During the June meeting, the majority of Federal Reserve officials hinted at further tightening of monetary policy, albeit at a slower pace compared to the rapid rate increases witnessed since early 2022.
The minutes released on Wednesday revealed that policymakers opted against an immediate rate rise due to concerns about economic growth. However, they acknowledged the likelihood of future hikes and emphasized the importance of a brief pause to evaluate the impacts of the previous increases.
The minutes also highlighted some differences of opinion among committee members.
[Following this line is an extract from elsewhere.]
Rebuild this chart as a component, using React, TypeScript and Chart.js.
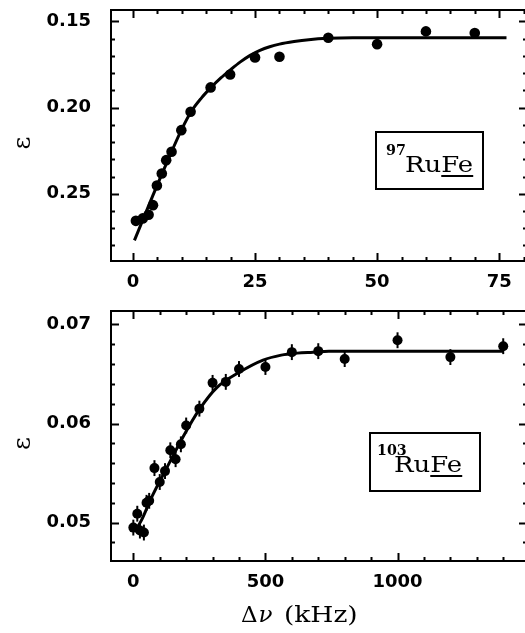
import React, { useEffect, useRef } from "react";
import { Chart, registerables } from "chart.js";

Chart.register(...registerables);

// ---------- Top panel (97RuFe) ----------
const topX = [0.6, 2, 3.2, 4.1, 4.9, 5.9, 6.8, 7.9, 9.9, 11.8, 15.9, 19.9, 25, 30, 40, 50, 60, 70];
const topY = [0.2657, 0.2643, 0.2622, 0.2566, 0.2452, 0.2382, 0.2305, 0.2256, 0.2131, 0.2024, 0.1883, 0.1808, 0.1709, 0.1705, 0.1595, 0.1632, 0.1558, 0.1568];
const topFitX = [0.3, 2, 4, 6, 8, 10, 12, 14, 16, 18, 20, 22, 24, 26, 28, 30, 33, 36, 40, 45, 76.5];
const topFitY = [0.277, 0.2653, 0.2515, 0.238, 0.225, 0.2125, 0.202, 0.1945, 0.1883, 0.1828, 0.178, 0.1735, 0.1697, 0.1668, 0.1647, 0.1632, 0.1617, 0.1606, 0.1598, 0.1595, 0.1595];
const topXLabels = [0, 25, 50, 75];
const topYLabels = [0.15, 0.2, 0.25];

// ---------- Bottom panel (103RuFe) ----------
const botX = [0, 15, 25, 40, 50, 60, 80, 100, 120, 140, 160, 180, 200, 250, 300, 350, 400, 500, 600, 700, 800, 1000, 1200, 1400];
const botY = [0.0495, 0.0509, 0.0492, 0.049, 0.052, 0.0522, 0.0555, 0.0541, 0.0552, 0.0573, 0.0564, 0.0579, 0.0598, 0.0615, 0.0641, 0.0642, 0.0655, 0.0657, 0.0672, 0.0673, 0.0665, 0.0684, 0.0667, 0.0678];
const botErr = [0.0008, 0.0008, 0.0008, 0.0008, 0.0008, 0.0008, 0.0008, 0.0008, 0.0008, 0.0008, 0.0008, 0.0008, 0.0008, 0.0008, 0.0008, 0.0008, 0.0008, 0.0008, 0.0008, 0.0008, 0.0008, 0.0008, 0.0008, 0.0008];
const botFitX = [5, 30, 70, 126, 189, 252, 315, 403, 491, 560, 620, 680, 740, 1400];
const botFitY = [0.0491, 0.0502, 0.0526, 0.0555, 0.0587, 0.0615, 0.0636, 0.0652, 0.0664, 0.0669, 0.0671, 0.0672, 0.0673, 0.0673];
const botXLabels = [0, 500, 1000];
const botYLabels = [0.05, 0.06, 0.07];

const TICK_FONT = { family: '"DejaVu Sans", sans-serif', size: 18, weight: "bold" as const };
const SERIF = '"DejaVu Serif", serif';

function isIn(v: number, list: number[]) {
  return list.some((m) => Math.abs(v - m) < 1e-9);
}

function drawScaled(ctx: CanvasRenderingContext2D, text: string, x: number, y: number, sx: number) {
  ctx.save();
  ctx.translate(x, y);
  ctx.scale(sx, 1);
  ctx.fillText(text, 0, 0);
  const w = ctx.measureText(text).width * sx;
  ctx.restore();
  return w;
}

type PanelCfg = {
  xStepMajor: number;
  yStepMajor: number;
  box: { x: number; y: number; w: number; h: number };
  sup: string;
  supX: number;
  textX: number;
  baseY: number;
  xTitle: boolean;
  errors?: { xs: number[]; ys: number[]; es: number[] };
};

function makeFramePlugin(cfg: PanelCfg) {
  return {
    id: "frameTicks",
    afterDatasetsDraw(chart: any) {
      const ctx: CanvasRenderingContext2D = chart.ctx;
      const ca = chart.chartArea;
      const xs = chart.scales.x;
      const ys = chart.scales.y;
      ctx.save();
      ctx.strokeStyle = "#000";
      ctx.fillStyle = "#000";
      // error bars
      if (cfg.errors) {
        ctx.lineWidth = 2;
        cfg.errors.xs.forEach((xv, i) => {
          const px = xs.getPixelForValue(xv);
          const y1 = ys.getPixelForValue(cfg.errors!.ys[i] - cfg.errors!.es[i]);
          const y2 = ys.getPixelForValue(cfg.errors!.ys[i] + cfg.errors!.es[i]);
          ctx.beginPath();
          ctx.moveTo(px, y1);
          ctx.lineTo(px, y2);
          ctx.stroke();
        });
      }
      // frame
      ctx.lineWidth = 2;
      ctx.strokeRect(ca.left, ca.top, ca.right - ca.left, ca.bottom - ca.top);
      // ticks inward on all sides
      ctx.lineWidth = 2;
      xs.ticks.forEach((t: any) => {
        const v = t.value;
        const major = Math.abs(v / cfg.xStepMajor - Math.round(v / cfg.xStepMajor)) < 1e-6;
        const len = major ? 8 : 4;
        const px = Math.round(xs.getPixelForValue(v)) + 0.5;
        ctx.beginPath();
        ctx.moveTo(px, ca.bottom);
        ctx.lineTo(px, ca.bottom - len);
        ctx.moveTo(px, ca.top);
        ctx.lineTo(px, ca.top + len);
        ctx.stroke();
      });
      ys.ticks.forEach((t: any) => {
        const v = t.value;
        const major = Math.abs(v / cfg.yStepMajor - Math.round(v / cfg.yStepMajor)) < 1e-6;
        const len = major ? 8 : 4;
        const py = Math.round(ys.getPixelForValue(v)) + 0.5;
        ctx.beginPath();
        ctx.moveTo(ca.left, py);
        ctx.lineTo(ca.left + len, py);
        ctx.moveTo(ca.right, py);
        ctx.lineTo(ca.right - len, py);
        ctx.stroke();
      });
      // y title epsilon
      ctx.save();
      ctx.font = `25px ${SERIF}`;
      ctx.textAlign = "center";
      ctx.textBaseline = "alphabetic";
      ctx.translate(30, (ca.top + ca.bottom) / 2 + 7.5);
      ctx.rotate(-Math.PI / 2);
      ctx.fillText("ε", 0, 0);
      ctx.restore();
      // label box
      const b = cfg.box;
      ctx.lineWidth = 2;
      ctx.strokeRect(b.x, b.y, b.w, b.h);
      ctx.textAlign = "left";
      ctx.textBaseline = "alphabetic";
      ctx.font = `bold 15px ${SERIF}`;
      drawScaled(ctx, cfg.sup, cfg.supX, cfg.baseY - 17, 0.95);
      ctx.font = `22px ${SERIF}`;
      const wRu = drawScaled(ctx, "Ru", cfg.textX, cfg.baseY, 1.18);
      const wFe = drawScaled(ctx, "Fe", cfg.textX + wRu, cfg.baseY, 1.18);
      ctx.fillRect(cfg.textX + wRu, cfg.baseY + 3, wFe, 2);
      // x title
      if (cfg.xTitle) {
        const by = 322;
        ctx.font = `23px ${SERIF}`;
        const wD = drawScaled(ctx, "Δ", 241, by, 1.0);
        ctx.font = `italic 23px ${SERIF}`;
        drawScaled(ctx, "ν", 241 + wD + 1, by, 1.0);
        ctx.font = `23px ${SERIF}`;
        drawScaled(ctx, "(kHz)", 284, by, 1.15);
      }
      ctx.restore();
    },
  };
}

function zeroPad(s: any) {
  s.paddingLeft = 0;
  s.paddingRight = 0;
  s.paddingTop = 0;
  s.paddingBottom = 0;
}

function makeOptions(o: {
  xmin: number; xmax: number; xstep: number; xLabels: number[]; xfmt: (v: number) => string;
  ymin: number; ymax: number; ystep: number; yLabels: number[]; reverse: boolean;
  padTop: number; xHeight: number;
}) {
  return {
    responsive: false,
    animation: false as const,
    devicePixelRatio: 1,
    layout: { padding: { top: o.padTop, left: 0, right: 13, bottom: 0 } },
    plugins: { legend: { display: false }, tooltip: { enabled: false } },
    scales: {
      x: {
        type: "linear" as const,
        position: "bottom" as const,
        min: o.xmin,
        max: o.xmax,
        grid: { display: false, drawTicks: false },
        border: { display: false },
        ticks: {
          stepSize: o.xstep,
          includeBounds: false,
          autoSkip: false,
          maxRotation: 0,
          minRotation: 0,
          padding: 11,
          color: "#000",
          font: TICK_FONT,
          callback: (v: any) => (isIn(Number(v), o.xLabels) ? o.xfmt(Number(v)) : ""),
        },
        afterFit: (s: any) => {
          s.height = o.xHeight;
          zeroPad(s);
        },
      },
      y: {
        type: "linear" as const,
        position: "left" as const,
        min: o.ymin,
        max: o.ymax,
        reverse: o.reverse,
        grid: { display: false, drawTicks: false },
        border: { display: false },
        ticks: {
          stepSize: o.ystep,
          includeBounds: false,
          autoSkip: false,
          padding: 20,
          color: "#000",
          font: TICK_FONT,
          callback: (v: any) => (isIn(Number(v), o.yLabels) ? Number(v).toFixed(2) : ""),
        },
        afterFit: (s: any) => {
          s.width = 111;
          zeroPad(s);
        },
      },
    },
  };
}

export default function App() {
  const topRef = useRef<HTMLCanvasElement>(null);
  const botRef = useRef<HTMLCanvasElement>(null);

  useEffect(() => {
    const topChart = new Chart(topRef.current!, {
      type: "scatter",
      data: {
        datasets: [
          {
            data: topX.map((x, i) => ({ x, y: topY[i] })),
            pointRadius: 5.3,
            pointBackgroundColor: "#000",
            pointBorderColor: "#000",
            pointBorderWidth: 0,
          },
          {
            data: topFitX.map((x, i) => ({ x, y: topFitY[i] })),
            showLine: true,
            pointRadius: 0,
            borderColor: "#000",
            borderWidth: 3,
            cubicInterpolationMode: "monotone",
          } as any,
        ],
      },
      options: makeOptions({
        xmin: -4.5, xmax: 80.7, xstep: 5, xLabels: topXLabels, xfmt: (v) => String(v),
        ymin: 0.1434, ymax: 0.289, ystep: 0.01, yLabels: topYLabels, reverse: true,
        padTop: 10, xHeight: 39,
      }) as any,
      plugins: [
        makeFramePlugin({
          xStepMajor: 25, yStepMajor: 0.05,
          box: { x: 376, y: 132, w: 107, h: 57 },
          sup: "97", supX: 386, textX: 405, baseY: 172, xTitle: false,
        }),
      ],
    });

    const botChart = new Chart(botRef.current!, {
      type: "scatter",
      data: {
        datasets: [
          {
            data: botX.map((x, i) => ({ x, y: botY[i] })),
            pointRadius: 5,
            pointBackgroundColor: "#000",
            pointBorderColor: "#000",
            pointBorderWidth: 0,
          },
          {
            data: botFitX.map((x, i) => ({ x, y: botFitY[i] })),
            showLine: true,
            pointRadius: 0,
            borderColor: "#000",
            borderWidth: 3,
            cubicInterpolationMode: "monotone",
          } as any,
        ],
      },
      options: makeOptions({
        xmin: -84.5, xmax: 1490, xstep: 100, xLabels: botXLabels, xfmt: (v) => String(v),
        ymin: 0.04613, ymax: 0.07135, ystep: 0.002, yLabels: botYLabels, reverse: false,
        padTop: 11, xHeight: 72,
      }) as any,
      plugins: [
        makeFramePlugin({
          xStepMajor: 500, yStepMajor: 0.01,
          box: { x: 370, y: 133, w: 110, h: 58 },
          sup: "103", supX: 377, textX: 394, baseY: 172, xTitle: true,
          errors: { xs: botX, ys: botY, es: botErr },
        }),
      ],
    });

    return () => {
      topChart.destroy();
      botChart.destroy();
    };
  }, []);

  return (
    <div
      style={{
        position: "fixed",
        left: 0,
        top: 0,
        width: 525,
        height: 633,
        overflow: "hidden",
        background: "#fff",
      }}
    >
      <canvas ref={topRef} width={540} height={300} style={{ position: "absolute", left: 0, top: 0 }} />
      <canvas ref={botRef} width={540} height={333} style={{ position: "absolute", left: 0, top: 300 }} />
    </div>
  );
}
Contrary to expectations, the US labor market remained robust in June, with companies creating a significantly higher number of jobs than anticipated. Payroll processing firm ADP reported a surge of 497,000 private sector jobs for the month, surpassing the downwardly revised May gain of 267,000 and surpassing the consensus estimate of 220,000 from Dow Jones. This marked the largest monthly rise since July 2022.
Thursday’s data further revealed that private payrolls surged while the number of Americans filing new claims for unemployment benefits experienced a moderate increase. These findings suggest that the labor market continues to exhibit stability.
On Friday, the US Bureau of Labor Statistics reported that nonfarm payrolls in the US rose by 209,000 in June, slightly below market expectations of 225,000. The unemployment rate remained at 3.6%, in line with forecasts. Average Hourly Earnings also showed a 0.4% increase, with the previous month’s figure revised upward to 0.4% as well.
This announcement placed renewed selling pressure on the US Dollar (USD).
Concurrently, the British Pound (GBP) reached a two-week high of $1.2780 as market participants speculated that the Bank of England would raise interest rates to 6.5% early next year, surpassing the previously projected peak of 6.25%.
Amidst recent US jobs data and hawkish comments from Federal Reserve policymakers, gold prices were poised for a fourth consecutive weekly loss. These developments strengthened expectations for higher and more prolonged interest rates.